Channelling his inner Cumberbatch, Chambers squeaks “Will he be able to hit it?” before timidly tossing the tennis ball towards his party colleague, who smashes it towards the entrance to Government Buildings and almost takes the head off Leo Varadkar who has just emerged on the steps with some visiting dignitaries.

“A few more inches to the left and I would have guaranteed the full term in office for Micheál Martin,” joked Shane afterwards.

The video went out on social media, with one viewer commenting that Jack Chambers was more wooden than the cricket bat

He had borrowed the cricket bat from former Irish women’s cricket captain Heather Whelan and got some strange looks from colleagues as he walked around Leinster House with it.

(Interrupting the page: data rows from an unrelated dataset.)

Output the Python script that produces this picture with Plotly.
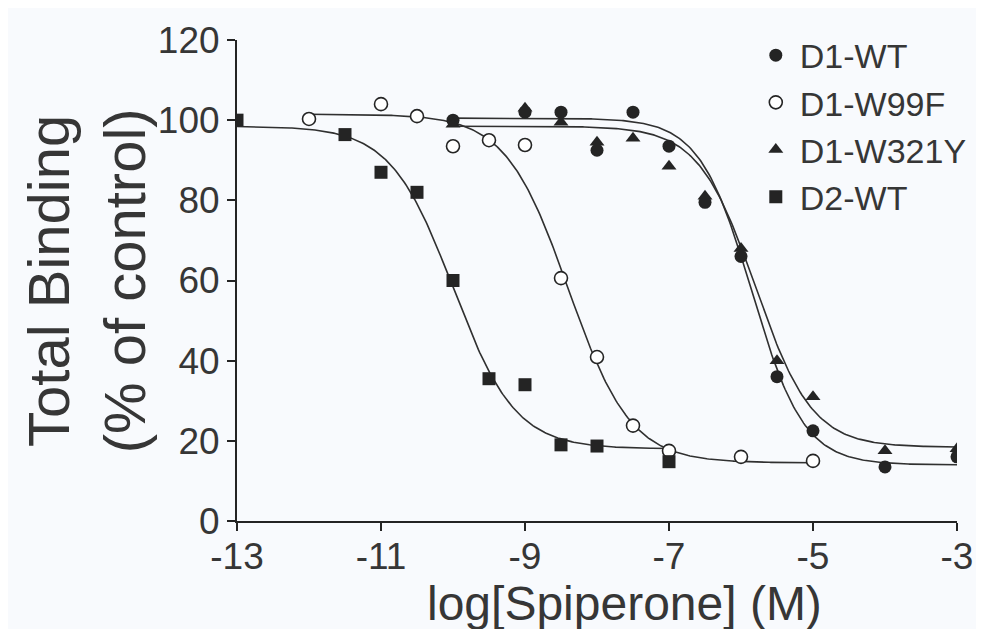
import numpy as np
import plotly.graph_objects as go

# ---- data ----
series_names = ["D1-WT", "D1-W99F", "D1-W321Y", "D2-WT"]

d1wt_x = [-10, -9, -8.5, -8, -7.5, -7, -6.5, -6, -5.5, -5, -4, -3]
d1wt_y = [100, 102, 102, 92.5, 102, 93.5, 79.5, 66, 36, 22.5, 13.5, 16]

w99f_x = [-12, -11, -10.5, -10, -9.5, -9, -8.5, -8, -7.5, -7, -6, -5]
w99f_y = [100.3, 104, 101, 93.5, 95, 93.8, 60.6, 40.9, 23.8, 17.5, 16, 15]

w321y_x = [-10, -9, -8.5, -8, -7.5, -7, -6.5, -6, -5.5, -5, -4, -3]
w321y_y = [99, 103, 99.5, 94.5, 95.5, 88.5, 81, 68, 40, 31, 17.5, 18]

d2wt_x = [-13, -11.5, -11, -10.5, -10, -9.5, -9, -8.5, -8, -7]
d2wt_y = [100, 96.4, 87, 82, 60, 35.5, 34, 19, 18.7, 14.8]

# fitted sigmoid parameters: top, bottom, logIC50, hill, x-start, x-end
fit_top = [100.5, 101.5, 98.5, 98.5]
fit_bottom = [14.0, 14.5, 18.4, 18.0]
fit_logic50 = [-5.85, -8.4, -5.8, -10.0]
fit_hill = [1.2, 1.0, 1.1, 1.0]
fit_start = [-10, -12, -10, -13]
fit_end = [-3, -5, -3, -7]

x_ticks = [-13, -11, -9, -7, -5, -3]
y_ticks = [0, 20, 40, 60, 80, 100, 120]

INK = "#242424"
TXT = "#363636"
FONT = "Liberation Sans, Arial, sans-serif"

fig = go.Figure()

# fitted curves
for i in range(4):
    xs = np.linspace(fit_start[i], fit_end[i], 300)
    ys = fit_bottom[i] + (fit_top[i] - fit_bottom[i]) / (1 + 10 ** (fit_hill[i] * (xs - fit_logic50[i])))
    fig.add_trace(go.Scatter(x=xs, y=ys, mode="lines", line=dict(color="#303030", width=1.6),
                             showlegend=False, hoverinfo="skip"))

pts = [
    (d1wt_x, d1wt_y, dict(symbol="circle", size=13, color=INK)),
    (w99f_x, w99f_y, dict(symbol="circle", size=13, color="white", line=dict(color=INK, width=1.6))),
    (w321y_x, w321y_y, dict(symbol="triangle-up", size=13, color=INK)),
    (d2wt_x, d2wt_y, dict(symbol="square", size=13, color=INK)),
]
for name, (xs, ys, mk) in zip(series_names, pts):
    fig.add_trace(go.Scatter(x=xs, y=ys, mode="markers", name=name, marker=mk))

fig.update_layout(
    width=984, height=629,
    margin=dict(l=229, r=35, t=30, b=116),
    paper_bgcolor="#f8fafd", plot_bgcolor="#f8fafd",
    font=dict(family=FONT, color=TXT),
    legend=dict(x=0.715, y=1.028, xanchor="left", yanchor="top", bgcolor="rgba(0,0,0,0)",
                font=dict(size=34, color=TXT), itemwidth=38, tracegroupgap=0),
    xaxis=dict(range=[-13, -3], tickvals=x_ticks, ticktext=[str(v) for v in x_ticks],
               showgrid=False, zeroline=False, showline=True, linecolor=INK, linewidth=2,
               ticks="outside", ticklen=8, tickwidth=2, tickcolor=INK,
               ticklabelstandoff=-6,
               tickfont=dict(size=37, color=TXT), fixedrange=True),
    yaxis=dict(range=[0, 120], tickvals=y_ticks, showgrid=False, zeroline=False,
               showline=True, linecolor=INK, linewidth=2,
               ticks="outside", ticklen=8, tickwidth=2, tickcolor=INK,
               tickfont=dict(size=37, color=TXT), fixedrange=True),
    annotations=[
        dict(text="log[Spiperone] (M)", xref="paper", yref="paper", x=0.538, y=-0.172,
             xanchor="center", yanchor="middle", showarrow=False,
             font=dict(size=48, color=TXT)),
        dict(text="Total Binding<br>(% of control)", xref="paper", yref="paper", x=-0.21, y=0.5,
             xanchor="center", yanchor="middle", showarrow=False, textangle=-90,
             font=dict(size=58, color=TXT)),
    ],
)

fig.write_html("out.html")
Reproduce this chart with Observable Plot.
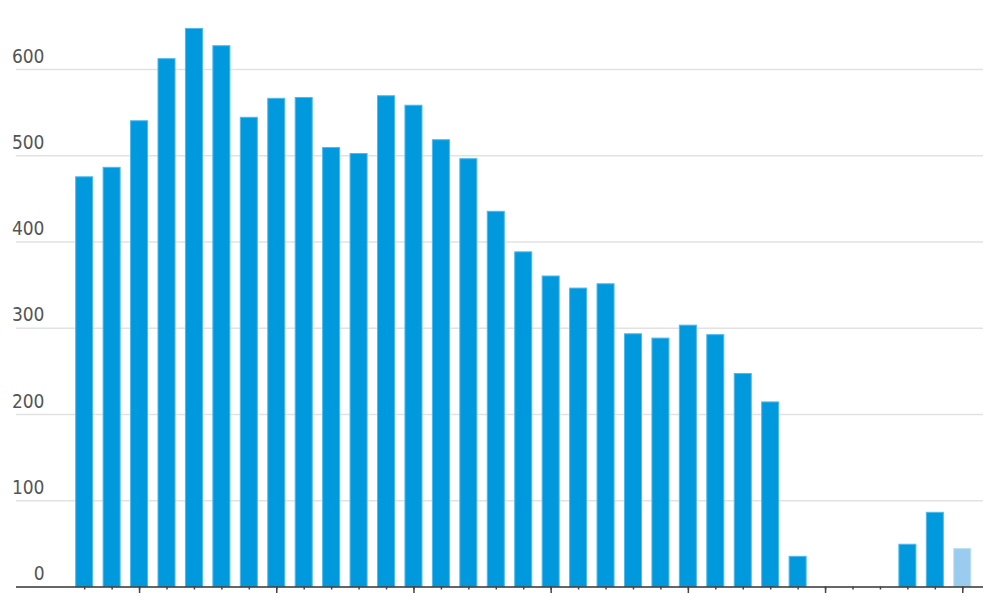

“This party has gone to hell,” quipped Cork’s Michael Moynihan when he encountered Shane (steeped in Meath GAA; his uncle Joe Cassells captained the All-Ireland winning side in 1988) strolling along the corridor swinging his bat.

The video went out on social media, with one viewer commenting that Jack Chambers was more wooden than the cricket bat.

Later that night, to round off an action-packed day, the Minister of State visited Coolmine Rugby Club, which recently received a large sports grant from his department. He went for a run-out with the under-23 team, gathering in a long pass and offloading it with what may have been a forward pass.

On this occasion, Jack didn’t take off his tie. He didn’t even remove his coat, but fair play for managing to stay upright and run on the soft turf in his leather work shoes long enough to get the video clip for Twitter.

The following morning in the Dáil, Joe Flaherty, the Fianna TD for Longford Westmeath, gave his verdict on the Minister’s rugby skills.

“Don’t think you’re going to be any threat to Johnny Sexton or Joey Carbery.”